◆ **Instructions to follow**
Repeat the records in full and exactly, omitting pictures.

◆ **Dataset**
──────────

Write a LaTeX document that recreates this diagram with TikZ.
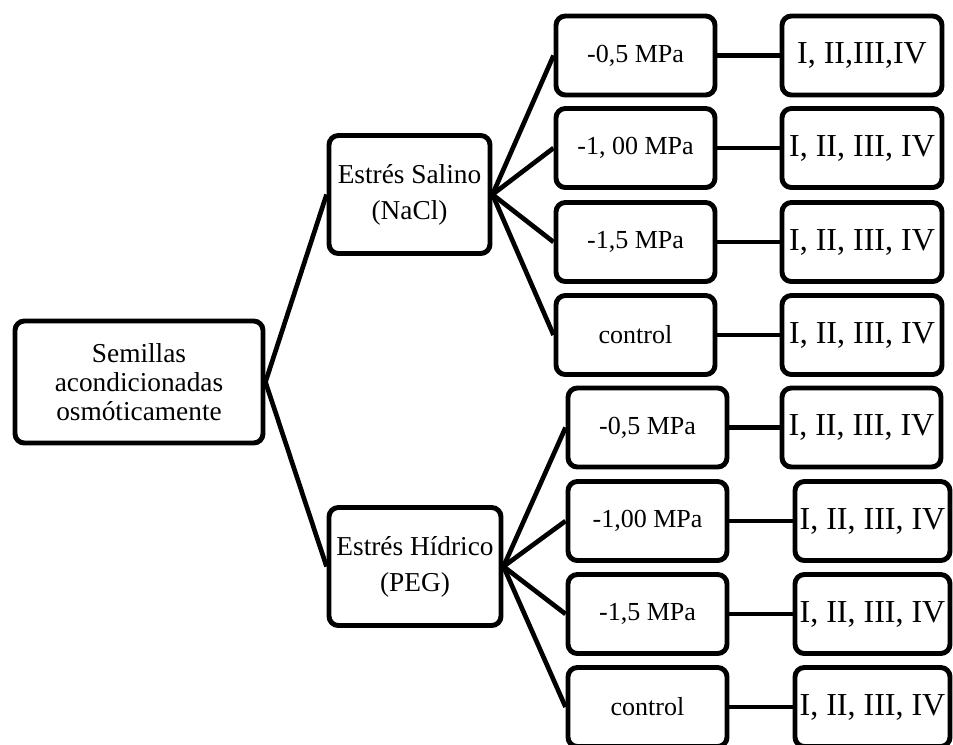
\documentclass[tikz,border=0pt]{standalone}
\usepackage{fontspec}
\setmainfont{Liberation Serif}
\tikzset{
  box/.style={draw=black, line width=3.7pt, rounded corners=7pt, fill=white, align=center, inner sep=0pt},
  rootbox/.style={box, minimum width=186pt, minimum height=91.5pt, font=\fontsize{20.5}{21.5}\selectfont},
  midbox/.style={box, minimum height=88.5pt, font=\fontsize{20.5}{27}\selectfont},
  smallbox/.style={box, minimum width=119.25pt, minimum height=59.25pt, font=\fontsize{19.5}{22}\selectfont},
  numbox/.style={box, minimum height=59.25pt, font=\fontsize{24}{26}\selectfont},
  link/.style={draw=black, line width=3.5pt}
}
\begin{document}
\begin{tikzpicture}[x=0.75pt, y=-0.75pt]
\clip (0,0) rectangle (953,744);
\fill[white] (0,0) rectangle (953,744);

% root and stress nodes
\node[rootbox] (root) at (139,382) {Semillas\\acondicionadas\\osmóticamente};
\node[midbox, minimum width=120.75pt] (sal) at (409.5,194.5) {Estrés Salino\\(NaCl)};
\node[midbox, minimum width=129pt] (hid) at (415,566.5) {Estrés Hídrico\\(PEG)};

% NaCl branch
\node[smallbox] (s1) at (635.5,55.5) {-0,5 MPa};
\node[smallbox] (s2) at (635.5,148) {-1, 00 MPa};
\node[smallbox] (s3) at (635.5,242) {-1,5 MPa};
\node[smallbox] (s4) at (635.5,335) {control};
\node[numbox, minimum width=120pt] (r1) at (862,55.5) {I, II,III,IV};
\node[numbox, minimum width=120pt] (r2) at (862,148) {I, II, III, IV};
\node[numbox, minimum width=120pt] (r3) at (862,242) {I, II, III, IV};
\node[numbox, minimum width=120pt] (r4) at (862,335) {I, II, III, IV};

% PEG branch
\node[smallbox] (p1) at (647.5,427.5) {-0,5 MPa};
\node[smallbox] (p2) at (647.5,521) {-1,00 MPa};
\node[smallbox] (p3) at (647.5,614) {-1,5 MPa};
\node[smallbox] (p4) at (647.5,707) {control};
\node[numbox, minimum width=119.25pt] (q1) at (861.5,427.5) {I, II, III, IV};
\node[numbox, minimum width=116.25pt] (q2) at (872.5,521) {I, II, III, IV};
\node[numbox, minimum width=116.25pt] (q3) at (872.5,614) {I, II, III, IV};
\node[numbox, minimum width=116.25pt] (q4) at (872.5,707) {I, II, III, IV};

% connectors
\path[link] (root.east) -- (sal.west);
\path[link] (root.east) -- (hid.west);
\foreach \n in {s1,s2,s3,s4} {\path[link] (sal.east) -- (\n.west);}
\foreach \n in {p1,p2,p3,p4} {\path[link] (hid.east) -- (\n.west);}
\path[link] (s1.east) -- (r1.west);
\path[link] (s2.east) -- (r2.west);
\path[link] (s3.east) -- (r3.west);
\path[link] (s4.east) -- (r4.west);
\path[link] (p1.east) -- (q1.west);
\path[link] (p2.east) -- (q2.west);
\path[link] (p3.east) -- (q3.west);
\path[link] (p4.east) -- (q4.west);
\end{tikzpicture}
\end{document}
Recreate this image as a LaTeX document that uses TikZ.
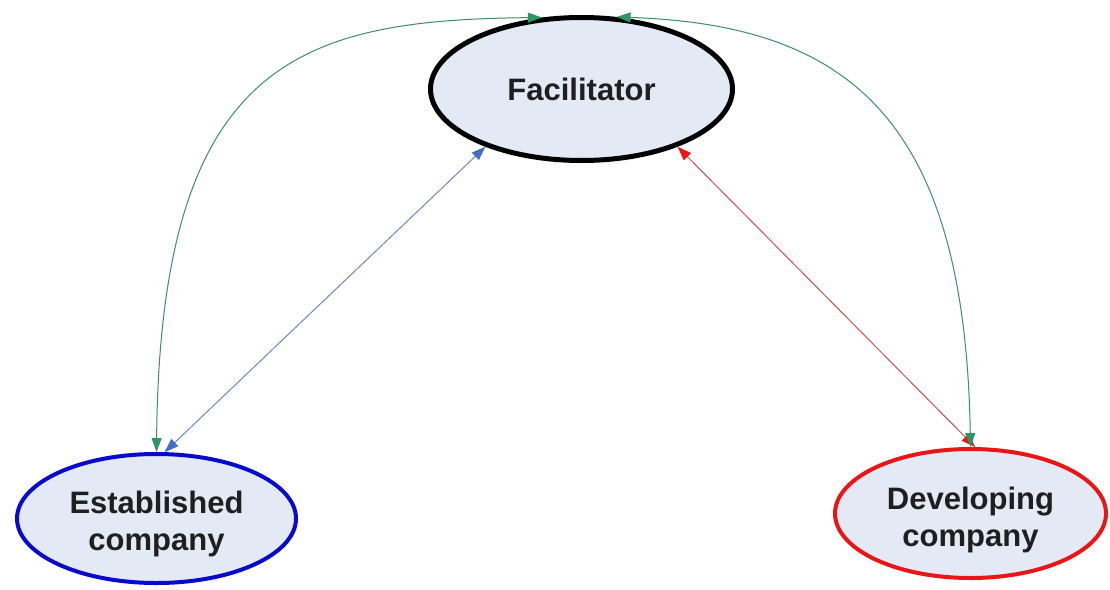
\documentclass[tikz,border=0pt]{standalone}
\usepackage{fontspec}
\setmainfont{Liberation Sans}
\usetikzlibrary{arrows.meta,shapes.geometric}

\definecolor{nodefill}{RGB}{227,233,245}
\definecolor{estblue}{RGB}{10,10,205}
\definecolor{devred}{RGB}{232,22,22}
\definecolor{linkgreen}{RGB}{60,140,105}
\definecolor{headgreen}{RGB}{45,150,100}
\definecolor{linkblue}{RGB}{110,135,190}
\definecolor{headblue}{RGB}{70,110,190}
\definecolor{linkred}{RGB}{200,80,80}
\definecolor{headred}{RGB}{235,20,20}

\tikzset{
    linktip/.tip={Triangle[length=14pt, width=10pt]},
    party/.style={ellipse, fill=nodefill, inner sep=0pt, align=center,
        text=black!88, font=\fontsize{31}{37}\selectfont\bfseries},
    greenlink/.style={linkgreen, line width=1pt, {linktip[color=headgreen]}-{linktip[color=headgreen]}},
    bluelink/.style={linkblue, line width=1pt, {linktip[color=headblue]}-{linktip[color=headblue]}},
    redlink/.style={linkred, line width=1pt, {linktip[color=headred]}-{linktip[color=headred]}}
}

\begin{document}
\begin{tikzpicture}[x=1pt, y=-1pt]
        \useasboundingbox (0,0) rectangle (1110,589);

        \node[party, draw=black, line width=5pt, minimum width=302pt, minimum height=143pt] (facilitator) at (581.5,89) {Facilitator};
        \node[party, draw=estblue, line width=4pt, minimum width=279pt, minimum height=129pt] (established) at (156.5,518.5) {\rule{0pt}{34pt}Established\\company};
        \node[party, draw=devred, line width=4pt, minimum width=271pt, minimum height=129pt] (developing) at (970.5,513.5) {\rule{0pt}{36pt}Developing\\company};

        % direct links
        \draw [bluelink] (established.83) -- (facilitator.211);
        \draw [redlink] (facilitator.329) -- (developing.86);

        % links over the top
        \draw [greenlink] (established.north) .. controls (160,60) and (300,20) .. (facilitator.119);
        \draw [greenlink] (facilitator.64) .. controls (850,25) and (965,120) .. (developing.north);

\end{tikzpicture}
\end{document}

──────────

◆ **Final result**
Write a LaTeX document that recreates this diagram with TikZ.
\documentclass[tikz,border=0pt]{standalone}
\usepackage{fontspec}
\setmainfont{Liberation Serif}
\tikzset{
  box/.style={draw=black, line width=3.7pt, rounded corners=7pt, fill=white, align=center, inner sep=0pt},
  rootbox/.style={box, minimum width=186pt, minimum height=91.5pt, font=\fontsize{20.5}{21.5}\selectfont},
  midbox/.style={box, minimum height=88.5pt, font=\fontsize{20.5}{27}\selectfont},
  smallbox/.style={box, minimum width=119.25pt, minimum height=59.25pt, font=\fontsize{19.5}{22}\selectfont},
  numbox/.style={box, minimum height=59.25pt, font=\fontsize{24}{26}\selectfont},
  link/.style={draw=black, line width=3.5pt}
}
\begin{document}
\begin{tikzpicture}[x=0.75pt, y=-0.75pt]
\clip (0,0) rectangle (953,744);
\fill[white] (0,0) rectangle (953,744);

% root and stress nodes
\node[rootbox] (root) at (139,382) {Semillas\\acondicionadas\\osmóticamente};
\node[midbox, minimum width=120.75pt] (sal) at (409.5,194.5) {Estrés Salino\\(NaCl)};
\node[midbox, minimum width=129pt] (hid) at (415,566.5) {Estrés Hídrico\\(PEG)};

% NaCl branch
\node[smallbox] (s1) at (635.5,55.5) {-0,5 MPa};
\node[smallbox] (s2) at (635.5,148) {-1, 00 MPa};
\node[smallbox] (s3) at (635.5,242) {-1,5 MPa};
\node[smallbox] (s4) at (635.5,335) {control};
\node[numbox, minimum width=120pt] (r1) at (862,55.5) {I, II,III,IV};
\node[numbox, minimum width=120pt] (r2) at (862,148) {I, II, III, IV};
\node[numbox, minimum width=120pt] (r3) at (862,242) {I, II, III, IV};
\node[numbox, minimum width=120pt] (r4) at (862,335) {I, II, III, IV};

% PEG branch
\node[smallbox] (p1) at (647.5,427.5) {-0,5 MPa};
\node[smallbox] (p2) at (647.5,521) {-1,00 MPa};
\node[smallbox] (p3) at (647.5,614) {-1,5 MPa};
\node[smallbox] (p4) at (647.5,707) {control};
\node[numbox, minimum width=119.25pt] (q1) at (861.5,427.5) {I, II, III, IV};
\node[numbox, minimum width=116.25pt] (q2) at (872.5,521) {I, II, III, IV};
\node[numbox, minimum width=116.25pt] (q3) at (872.5,614) {I, II, III, IV};
\node[numbox, minimum width=116.25pt] (q4) at (872.5,707) {I, II, III, IV};

% connectors
\path[link] (root.east) -- (sal.west);
\path[link] (root.east) -- (hid.west);
\foreach \n in {s1,s2,s3,s4} {\path[link] (sal.east) -- (\n.west);}
\foreach \n in {p1,p2,p3,p4} {\path[link] (hid.east) -- (\n.west);}
\path[link] (s1.east) -- (r1.west);
\path[link] (s2.east) -- (r2.west);
\path[link] (s3.east) -- (r3.west);
\path[link] (s4.east) -- (r4.west);
\path[link] (p1.east) -- (q1.west);
\path[link] (p2.east) -- (q2.west);
\path[link] (p3.east) -- (q3.west);
\path[link] (p4.east) -- (q4.west);
\end{tikzpicture}
\end{document}
Recreate this image as a LaTeX document that uses TikZ.
\documentclass[tikz,border=0pt]{standalone}
\usepackage{fontspec}
\setmainfont{Liberation Sans}
\usetikzlibrary{arrows.meta,shapes.geometric}

\definecolor{nodefill}{RGB}{227,233,245}
\definecolor{estblue}{RGB}{10,10,205}
\definecolor{devred}{RGB}{232,22,22}
\definecolor{linkgreen}{RGB}{60,140,105}
\definecolor{headgreen}{RGB}{45,150,100}
\definecolor{linkblue}{RGB}{110,135,190}
\definecolor{headblue}{RGB}{70,110,190}
\definecolor{linkred}{RGB}{200,80,80}
\definecolor{headred}{RGB}{235,20,20}

\tikzset{
    linktip/.tip={Triangle[length=14pt, width=10pt]},
    party/.style={ellipse, fill=nodefill, inner sep=0pt, align=center,
        text=black!88, font=\fontsize{31}{37}\selectfont\bfseries},
    greenlink/.style={linkgreen, line width=1pt, {linktip[color=headgreen]}-{linktip[color=headgreen]}},
    bluelink/.style={linkblue, line width=1pt, {linktip[color=headblue]}-{linktip[color=headblue]}},
    redlink/.style={linkred, line width=1pt, {linktip[color=headred]}-{linktip[color=headred]}}
}

\begin{document}
\begin{tikzpicture}[x=1pt, y=-1pt]
        \useasboundingbox (0,0) rectangle (1110,589);

        \node[party, draw=black, line width=5pt, minimum width=302pt, minimum height=143pt] (facilitator) at (581.5,89) {Facilitator};
        \node[party, draw=estblue, line width=4pt, minimum width=279pt, minimum height=129pt] (established) at (156.5,518.5) {\rule{0pt}{34pt}Established\\company};
        \node[party, draw=devred, line width=4pt, minimum width=271pt, minimum height=129pt] (developing) at (970.5,513.5) {\rule{0pt}{36pt}Developing\\company};

        % direct links
        \draw [bluelink] (established.83) -- (facilitator.211);
        \draw [redlink] (facilitator.329) -- (developing.86);

        % links over the top
        \draw [greenlink] (established.north) .. controls (160,60) and (300,20) .. (facilitator.119);
        \draw [greenlink] (facilitator.64) .. controls (850,25) and (965,120) .. (developing.north);

\end{tikzpicture}
\end{document}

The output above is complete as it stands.